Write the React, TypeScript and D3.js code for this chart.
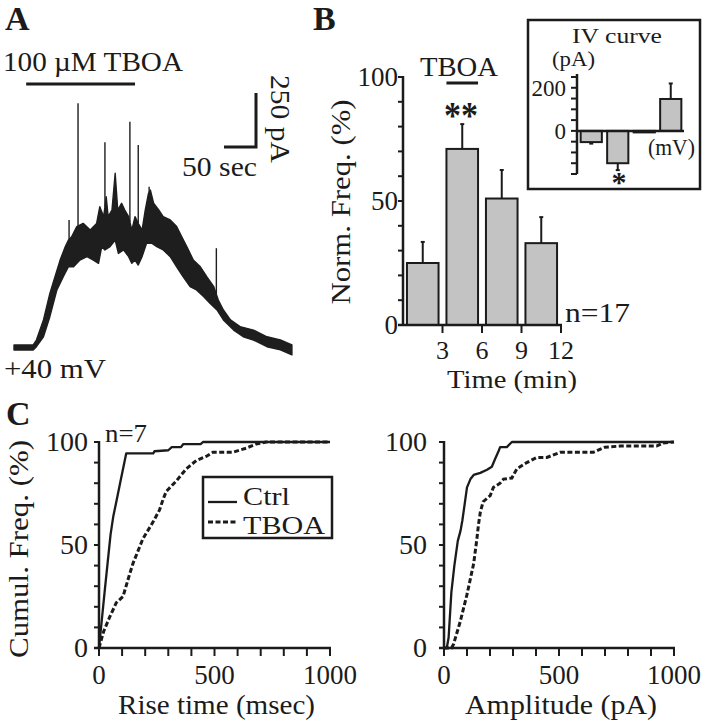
import React, { useEffect } from 'react';
import * as d3 from 'd3';

const FONT = 'Liberation Serif, Times New Roman, Times, serif';
const INK = '#1b1b1b';
const BAR_FILL = '#c3c3c3';

// ---------- Panel A : current trace at +40 mV (time s, current pA) ----------
const traceTopTime = [0, 30, 35, 46, 56, 64, 72, 80, 85, 90, 98, 108, 119, 129, 134, 140, 144, 147, 153, 158, 162, 168, 173, 179, 184, 189, 194, 200, 205, 210, 213, 218, 226, 233, 244, 254, 262, 270, 280, 291, 301, 312, 319, 327, 338, 353, 374, 395, 416, 434];
const traceTopCurrent = [14, 14, 37, 130, 253, 330, 407, 469, 500, 515, 562, 577, 546, 577, 654, 608, 700, 608, 639, 809, 639, 670, 639, 608, 546, 608, 577, 546, 639, 716, 731, 670, 639, 608, 593, 562, 515, 469, 407, 376, 330, 284, 222, 176, 130, 99, 83, 52, 37, 14];
const traceBottomTime = [0, 30, 35, 46, 56, 67, 77, 85, 93, 103, 114, 124, 132, 137, 142, 150, 158, 163, 171, 179, 184, 189, 194, 200, 207, 215, 223, 233, 244, 254, 264, 275, 285, 296, 306, 317, 327, 343, 358, 374, 395, 416, 434];
const traceBottomCurrent = [-9, -9, 6, 52, 145, 269, 330, 376, 376, 407, 423, 407, 392, 469, 454, 469, 500, 438, 454, 423, 392, 407, 384, 423, 485, 485, 469, 454, 423, 376, 330, 284, 269, 238, 207, 176, 130, 83, 52, 37, 6, -9, -32];
const spikeTime = [86, 100, 142, 181, 194, 211, 316];
const spikePeak = [593, 1133, 952, 1048, 940, 747, 462];
const tboaStart = 19;
const tboaEnd = 189;
const scaleBarSec = 50;
const scaleBarPA = 250;

// ---------- Panel B : normalized frequency ----------
const freqTimeTicks = [3, 6, 9, 12];
const freqYLabels = [0, 50, 100];
const freqYMinor = [0, 10, 20, 30, 40, 50, 60, 70, 80, 90, 100];
const freqBinCenters = [1.5, 4.5, 7.5, 10.5];
const freqValues = [25, 71, 51, 33];
const freqErrors = [8.5, 10, 11.5, 10.5];

// inset IV curve
const ivVoltages = ['-80', '-40', '0', '+40'];
const ivCurrents = [-52, -150, -7, 148];
const ivErrors = [7, 32, 0, 72];
const ivYLabels = [0, 200];
const ivYMinor = [-200, -150, -100, -50, 0, 50, 100, 150, 200, 250];

// ---------- Panel C : cumulative distributions ----------
const cumTicksMajor = [0, 50, 100];
const cumTicksMinor = [0, 10, 20, 30, 40, 50, 60, 70, 80, 90, 100];
const xTicksMinor = [0, 100, 200, 300, 400, 500, 600, 700, 800, 900, 1000];
const xTicksMajor = [0, 500, 1000];

const riseCtrlTime = [0, 25, 50, 62, 75, 95, 118, 235, 240, 300, 315, 355, 365, 440, 450, 1000];
const riseCtrlFreq = [0, 28, 55, 64, 71, 82, 94.5, 94.5, 95.5, 96, 97.5, 97.5, 99, 99, 100, 100];
const riseTboaTime = [0, 20, 46, 75, 104, 133, 147, 190, 233, 262, 277, 291, 334, 378, 421, 464, 493, 579, 637, 680, 723, 1000];
const riseTboaFreq = [0, 8, 15, 22, 25, 36, 41, 53, 61, 67, 72, 76, 81, 87, 91, 93, 95, 95, 97, 99, 100, 100];

const ampCtrlPA = [0, 12, 20, 32, 45, 60, 72, 80, 90, 100, 115, 129, 158, 187, 208, 223, 237, 244, 273, 295, 1000];
const ampCtrlFreq = [0, 0, 5, 27, 40, 52, 57, 62, 70, 78, 82, 84, 85, 86.5, 88, 92, 95.5, 97.5, 97.5, 100, 100];
const ampTboaPA = [0, 33, 42, 71, 100, 129, 143, 150, 158, 170, 201, 215, 244, 259, 295, 317, 360, 403, 447, 505, 649, 700, 765, 924, 952, 1000];
const ampTboaFreq = [0, 0, 2, 13, 26, 41, 53, 60, 66, 71, 74, 78, 80, 82, 82.5, 87, 90, 92.5, 92.5, 95, 95, 97.5, 98, 98, 99.5, 100];

type TProps = {
  x: number; y: number; size?: number; anchor?: string; weight?: string;
  len?: number; rotate?: number; children: React.ReactNode;
};
function T({ x, y, size = 27, anchor = 'start', weight = 'normal', len, rotate, children }: TProps) {
  const tr = rotate ? `translate(${x},${y}) rotate(${rotate})` : undefined;
  return (
    <text
      x={rotate ? 0 : x}
      y={rotate ? 0 : y}
      transform={tr}
      style={{ fontFamily: FONT }}
      fontSize={size}
      textAnchor={anchor as any}
      fontWeight={weight}
      fill={INK}
      textLength={len}
      lengthAdjust={len ? 'spacingAndGlyphs' : undefined}
    >
      {children}
    </text>
  );
}

function PanelA() {
  const xA = d3.scaleLinear().domain([0, 431]).range([14, 290]);
  const yA = d3.scaleLinear().domain([0, 250]).range([348, 294]);
  const top = traceTopTime.map((t, i) => [xA(t), yA(traceTopCurrent[i])] as [number, number]);
  const bot = traceBottomTime.map((t, i) => [xA(t), yA(traceBottomCurrent[i])] as [number, number]);
  const poly = d3.line()([...top, ...bot.reverse()]) + 'Z';
  const topInterp = d3.scaleLinear().domain(traceTopTime).range(traceTopCurrent);
  const cornerX = 256, cornerY = 147;
  const sbW = xA(scaleBarSec) - xA(0);
  const sbH = yA(0) - yA(scaleBarPA);
  return (
    <g>
      <T x={5} y={30} size={34} weight="bold">A</T>
      <T x={3} y={71} size={27} len={180}>100 µM TBOA</T>
      <line x1={xA(tboaStart)} x2={xA(tboaEnd)} y1={84} y2={84} stroke={INK} strokeWidth={3} />
      <path d={poly} fill="#1e1e1e" stroke="#1e1e1e" strokeWidth={1.4} strokeLinejoin="round" />
      {spikeTime.map((t, i) => (
        <line key={i} x1={xA(t)} x2={xA(t)} y1={yA(spikePeak[i])} y2={yA(topInterp(t))} stroke="#1e1e1e" strokeWidth={1.4} />
      ))}
      <path d={`M${cornerX - sbW},${cornerY}H${cornerX}V${cornerY - sbH}`} fill="none" stroke={INK} strokeWidth={3} />
      <T x={271} y={119} size={27} anchor="middle" rotate={90} len={88}>250 pA</T>
      <T x={182} y={176} size={27} len={75}>50 sec</T>
      <T x={4} y={378} size={28} len={102}>+40 mV</T>
    </g>
  );
}

function PanelB() {
  const xB = d3.scaleLinear().domain([0, 12]).range([403, 561]);
  const yB = d3.scaleLinear().domain([0, 100]).range([325, 77]);
  const bw = 2.4;
  return (
    <g>
      <T x={313} y={30} size={34} weight="bold">B</T>
      {freqBinCenters.map((c, i) => {
        const x0 = xB(c - bw / 2), x1 = xB(c + bw / 2);
        const yt = yB(freqValues[i]);
        const ye = yB(freqValues[i] + freqErrors[i]);
        return (
          <g key={i}>
            <line x1={xB(c)} x2={xB(c)} y1={yt} y2={ye} stroke={INK} strokeWidth={2} />
            <line x1={xB(c) - 2} x2={xB(c) + 2} y1={ye} y2={ye} stroke={INK} strokeWidth={2} />
            <rect x={x0} y={yt} width={x1 - x0} height={yB(0) - yt} fill={BAR_FILL} stroke={INK} strokeWidth={2} />
          </g>
        );
      })}
      <line x1={xB(0)} x2={xB(0)} y1={yB(0) + 1} y2={yB(100) - 1} stroke={INK} strokeWidth={2.5} />
      <line x1={xB(0) - 5} x2={xB(12) + 1} y1={yB(0)} y2={yB(0)} stroke={INK} strokeWidth={2.5} />
      {freqYMinor.map((v) => (
        <line key={v} x1={xB(0) - 5} x2={xB(0)} y1={yB(v)} y2={yB(v)} stroke={INK} strokeWidth={2} />
      ))}
      {freqTimeTicks.map((v) => (
        <line key={v} x1={xB(v)} x2={xB(v)} y1={yB(0)} y2={yB(0) + 8} stroke={INK} strokeWidth={2} />
      ))}
      {freqYLabels.map((v) => (
        <T key={v} x={398} y={yB(v) + 9} size={27} anchor="end">{v}</T>
      ))}
      {freqTimeTicks.map((v) => (
        <T key={v} x={xB(v)} y={359} size={26} anchor="middle">{v}</T>
      ))}
      <T x={512} y={388} size={26} anchor="middle" len={130}>Time (min)</T>
      <T x={350} y={202} size={27} anchor="middle" rotate={-90} len={205}>Norm. Freq. (%)</T>
      <T x={565} y={322} size={27} len={65}>n=17</T>
      <T x={459} y={76} size={27} anchor="middle" len={78}>TBOA</T>
      <line x1={xB(3.3)} x2={xB(5.7)} y1={83} y2={83} stroke={INK} strokeWidth={3} />
      <T x={461} y={128} size={38} anchor="middle" weight="bold" len={34}>**</T>
      <Inset />
    </g>
  );
}

function Inset() {
  const xI = d3.scaleBand<string>().domain(ivVoltages).range([578, 684]).paddingInner(0.2).paddingOuter(0.1);
  const yI = d3.scaleLinear().domain([-200, 250]).range([174, 77]);
  return (
    <g>
      <rect x={528} y={20} width={172} height={169} fill="none" stroke={INK} strokeWidth={2.5} />
      <T x={617} y={43} size={22} anchor="middle" len={90}>IV curve</T>
      <T x={552} y={66} size={20} len={43}>(pA)</T>
      {ivVoltages.map((v, i) => {
        const val = ivCurrents[i];
        const x0 = xI(v)!;
        const w = xI.bandwidth();
        const cx = x0 + w / 2;
        const yv = yI(val), y0 = yI(0);
        const sign = val >= 0 ? 1 : -1;
        const ye = yI(val + sign * ivErrors[i]);
        return (
          <g key={v}>
            {ivErrors[i] > 0 && (
              <>
                <line x1={cx} x2={cx} y1={yv} y2={ye} stroke={INK} strokeWidth={2} />
                <line x1={cx - 2} x2={cx + 2} y1={ye} y2={ye} stroke={INK} strokeWidth={2} />
              </>
            )}
            <rect x={x0} y={Math.min(yv, y0)} width={w} height={Math.max(Math.abs(yv - y0), 0.5)} fill={BAR_FILL} stroke={INK} strokeWidth={2} />
          </g>
        );
      })}
      <line x1={577} x2={577} y1={yI(-200)} y2={yI(250) - 3} stroke={INK} strokeWidth={2.5} />
      <line x1={577} x2={684} y1={yI(0)} y2={yI(0)} stroke={INK} strokeWidth={2.5} />
      {ivYMinor.map((v) => (
        <line key={v} x1={571} x2={577} y1={yI(v)} y2={yI(v)} stroke={INK} strokeWidth={2} />
      ))}
      {ivYLabels.map((v) => (
        <T key={v} x={566} y={yI(v) + 8} size={23} anchor="end">{v}</T>
      ))}
      <T x={648} y={155} size={23} len={47}>(mV)</T>
      <T x={619} y={192} size={30} anchor="middle" weight="bold">*</T>
    </g>
  );
}

type CumProps = {
  x0: number; x1: number; xlabel: string; xlabelLen: number;
  ctrlX: number[]; ctrlY: number[]; tboaX: number[]; tboaY: number[];
  showYTitle: boolean; ylabelRight: number;
};
function CumPlot({ x0, x1, xlabel, xlabelLen, ctrlX, ctrlY, tboaX, tboaY, showYTitle, ylabelRight }: CumProps) {
  const x = d3.scaleLinear().domain([0, 1000]).range([x0, x1]);
  const y = d3.scaleLinear().domain([0, 100]).range([648, 442]);
  const line = d3.line<[number, number]>().x((d) => x(d[0])).y((d) => y(d[1]));
  const ctrl = line(ctrlX.map((v, i) => [v, ctrlY[i]] as [number, number]));
  const tboa = line(tboaX.map((v, i) => [v, tboaY[i]] as [number, number]));
  return (
    <g>
      <path d={tboa!} fill="none" stroke={INK} strokeWidth={3} strokeDasharray="5 2.5" />
      <path d={ctrl!} fill="none" stroke={INK} strokeWidth={2.3} strokeLinejoin="round" />
      <line x1={x(0)} x2={x(0)} y1={y(0) + 1} y2={y(100) - 1} stroke={INK} strokeWidth={2.5} />
      <line x1={x(0) - 5} x2={x(1000) + 1} y1={y(0)} y2={y(0)} stroke={INK} strokeWidth={2.5} />
      {cumTicksMinor.map((v) => (
        <line key={v} x1={x(0) - 5} x2={x(0)} y1={y(v)} y2={y(v)} stroke={INK} strokeWidth={2} />
      ))}
      {xTicksMinor.map((v) => (
        <line key={v} x1={x(v)} x2={x(v)} y1={y(0)} y2={y(0) + 8} stroke={INK} strokeWidth={2} />
      ))}
      {cumTicksMajor.map((v) => (
        <T key={v} x={ylabelRight} y={y(v) + 9} size={28} anchor="end">{v}</T>
      ))}
      {xTicksMajor.map((v) => (
        <T key={v} x={x(v)} y={684} size={27} anchor="middle">{v}</T>
      ))}
      <T x={(x0 + x1) / 2 + 2} y={714} size={27} anchor="middle" len={xlabelLen}>{xlabel}</T>
      {showYTitle && <T x={28} y={549} size={28} anchor="middle" rotate={-90} len={218}>Cumul. Freq. (%)</T>}
    </g>
  );
}

function PanelC() {
  return (
    <g>
      <T x={6} y={425} size={34} weight="bold">C</T>
      <T x={105} y={442} size={26} len={42}>n=7</T>
      <CumPlot x0={99} x1={330} xlabel="Rise time (msec)" xlabelLen={197}
        ctrlX={riseCtrlTime} ctrlY={riseCtrlFreq} tboaX={riseTboaTime} tboaY={riseTboaFreq}
        showYTitle={true} ylabelRight={88} />
      <CumPlot x0={444} x1={674} xlabel="Amplitude (pA)" xlabelLen={192}
        ctrlX={ampCtrlPA} ctrlY={ampCtrlFreq} tboaX={ampTboaPA} tboaY={ampTboaFreq}
        showYTitle={false} ylabelRight={427} />
      <rect x={203} y={477} width={129} height={61} fill="#fff" stroke={INK} strokeWidth={2.5} />
      <line x1={208} x2={237} y1={502} y2={502} stroke={INK} strokeWidth={2.3} />
      <line x1={208} x2={237} y1={522} y2={522} stroke={INK} strokeWidth={3} strokeDasharray="5 2.5" />
      <T x={243} y={505} size={26} len={47}>Ctrl</T>
      <T x={243} y={534} size={26} len={82}>TBOA</T>
    </g>
  );
}

export default function App() {
  useEffect(() => {
    document.body.style.margin = '0';
  }, []);
  return (
    <svg width={710} height={720} viewBox="0 0 710 720" style={{ position: 'absolute', left: 0, top: 0, background: '#fff' }}>
      <rect x={0} y={0} width={710} height={720} fill="#fff" />
      <PanelA />
      <PanelB />
      <PanelC />
    </svg>
  );
}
---+---
*Stated task*
Copy exactly the lines running from the beginning of the listing through the line that has "const freqErrors = [8.5, 10, 11.5, 10.5];". Drop the pictures.

*Solution to the problem*
Write the React, TypeScript and D3.js code for this chart.
import React, { useEffect } from 'react';
import * as d3 from 'd3';

const FONT = 'Liberation Serif, Times New Roman, Times, serif';
const INK = '#1b1b1b';
const BAR_FILL = '#c3c3c3';

// ---------- Panel A : current trace at +40 mV (time s, current pA) ----------
const traceTopTime = [0, 30, 35, 46, 56, 64, 72, 80, 85, 90, 98, 108, 119, 129, 134, 140, 144, 147, 153, 158, 162, 168, 173, 179, 184, 189, 194, 200, 205, 210, 213, 218, 226, 233, 244, 254, 262, 270, 280, 291, 301, 312, 319, 327, 338, 353, 374, 395, 416, 434];
const traceTopCurrent = [14, 14, 37, 130, 253, 330, 407, 469, 500, 515, 562, 577, 546, 577, 654, 608, 700, 608, 639, 809, 639, 670, 639, 608, 546, 608, 577, 546, 639, 716, 731, 670, 639, 608, 593, 562, 515, 469, 407, 376, 330, 284, 222, 176, 130, 99, 83, 52, 37, 14];
const traceBottomTime = [0, 30, 35, 46, 56, 67, 77, 85, 93, 103, 114, 124, 132, 137, 142, 150, 158, 163, 171, 179, 184, 189, 194, 200, 207, 215, 223, 233, 244, 254, 264, 275, 285, 296, 306, 317, 327, 343, 358, 374, 395, 416, 434];
const traceBottomCurrent = [-9, -9, 6, 52, 145, 269, 330, 376, 376, 407, 423, 407, 392, 469, 454, 469, 500, 438, 454, 423, 392, 407, 384, 423, 485, 485, 469, 454, 423, 376, 330, 284, 269, 238, 207, 176, 130, 83, 52, 37, 6, -9, -32];
const spikeTime = [86, 100, 142, 181, 194, 211, 316];
const spikePeak = [593, 1133, 952, 1048, 940, 747, 462];
const tboaStart = 19;
const tboaEnd = 189;
const scaleBarSec = 50;
const scaleBarPA = 250;

// ---------- Panel B : normalized frequency ----------
const freqTimeTicks = [3, 6, 9, 12];
const freqYLabels = [0, 50, 100];
const freqYMinor = [0, 10, 20, 30, 40, 50, 60, 70, 80, 90, 100];
const freqBinCenters = [1.5, 4.5, 7.5, 10.5];
const freqValues = [25, 71, 51, 33];
const freqErrors = [8.5, 10, 11.5, 10.5];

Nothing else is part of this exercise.